Klar erkennbar ist weiter der Versuch, mediale Doppelungen oder auch Wiederholungen von Informationen zu vermeiden. So gab es eine Reihe von Maßnahmen, die es den Autoren schriftlicher Suppliken verbieten sollten, persönlich zu erscheinen. Dadurch sollte vermieden werden, daß sich Bittsteller gewissermaßen einen zweiten, persönlichen ‚Kanal’ zu den bearbeitenden Räten schufen. Aus einer Anweisung des Königs von 1588 geht hervor, daß dies gerade von Klerikern und Mönchen aus Amerika trotz der langen Reise immer wieder praktiziert wurde, um Druck auf ihre Einsetzung in vakante Ämter auszuüben. Im Gegenzug wurden die Anwesenden nun registriert und ihnen mitgeteilt, daß sie erst dann berücksichtigt werden können, wenn sie zurück in Amerika seien. Komplementär dazu durfte der Präsident des Indienrates keinen am Hofe Anwesenden auf die Vorschlagslisten zur Ämterbesetzung aufnehmen. [34] Innerhalb des Indienrates galt durch königliche Instruktion, daß Petitionen nur einmal, Ansuchen um königliche Gunsterweisungen nur zweimal verlesen werden durften. Eine weitere Wiederholung wurde verboten und zugleich die Höhe des Strafmaßes bei einfachen oder wiederholten Umgehungsversuchen festgelegt. [35] Diese Versuche, die Wiederholung von Information bzw. die Vervielfachung von Anliegen zu vermeiden, hatte ihr paradoxes Gegenstück dort, wo es nicht um den Input, sondern um den normativen Output des Königs ging. Um die Durchsetzungschancen königlicher Anordnungen zu erhöhen und ihre Geltung zu stabilisieren, sollten sie in regelmäßiger Wiederholung verlesen werden. Üblicherweise mußten so in den Ämtern zu Jahresbeginn die Instruktionen vorgelesen werden. Für lokale Richter und Stadtbeamte Neuspaniens erging 1561 die Anweisung, sie sollten die Verlesung ihrer Instruktionen mindestens einmal monatlich wiederholen. Am meisten mißtraute Philipp II. aber seinem Sohn, dem späteren Philipp III., dem er in seinem Politischen Testament dazu riet, die enthaltenen Ratschläge einmal pro Woche zu lesen – mindestens. [36]
 

Fussnote(n):
[24] Bouza 1996/97 I, 5.
[25] Parker 2000, 23.
[26] Gareis 2003, 218 f.
[27] Zit. nach Bouza 2001, 34.
[28] Saavedra Fajardo 1678, Empresa 56, 219.
[29] Parker 2000, 27.
[30] Recopilación [ 1681 ] 1973, lib. II, título II, ley 27.

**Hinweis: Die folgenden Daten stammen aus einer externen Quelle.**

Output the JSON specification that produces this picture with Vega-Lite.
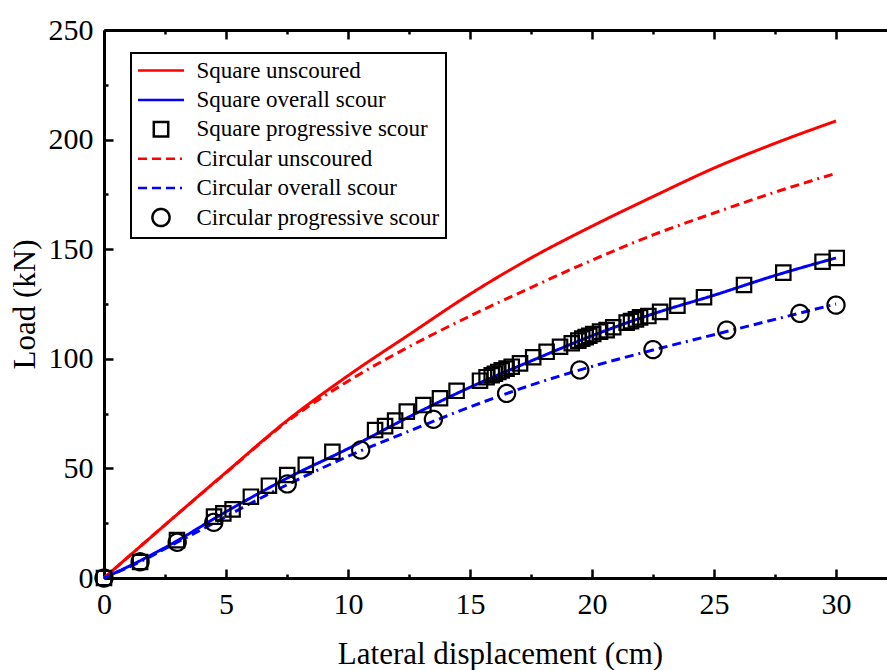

[31] Recopilación [ 1681 ] 1973, lib. I, título XXIIII, ley 15.
[32] Archivo General de la Nación, Mexiko Stadt, Reales Cédulas (duplicadas), tomo 4, núm. 94, fol. 101r.
[33] Recopilación [ 1681 ] 1973, lib. II., título II, ley 43.
[34] Archivo General de Indias, Sevilla, Indiferente 878, datiert San Lorenzo de El Escorial, 22. Juni 1588, bzw. Recopilación [ 1681 ] 1973, lib. I, título VII, ley 9.
[35] Recopilación [ 1681 ] 1973, lib. II, título II, ley 54.
[36] Documentos 1914, 246; Biblioteca Pública de Toledo, Ms. 155, fol. 5r.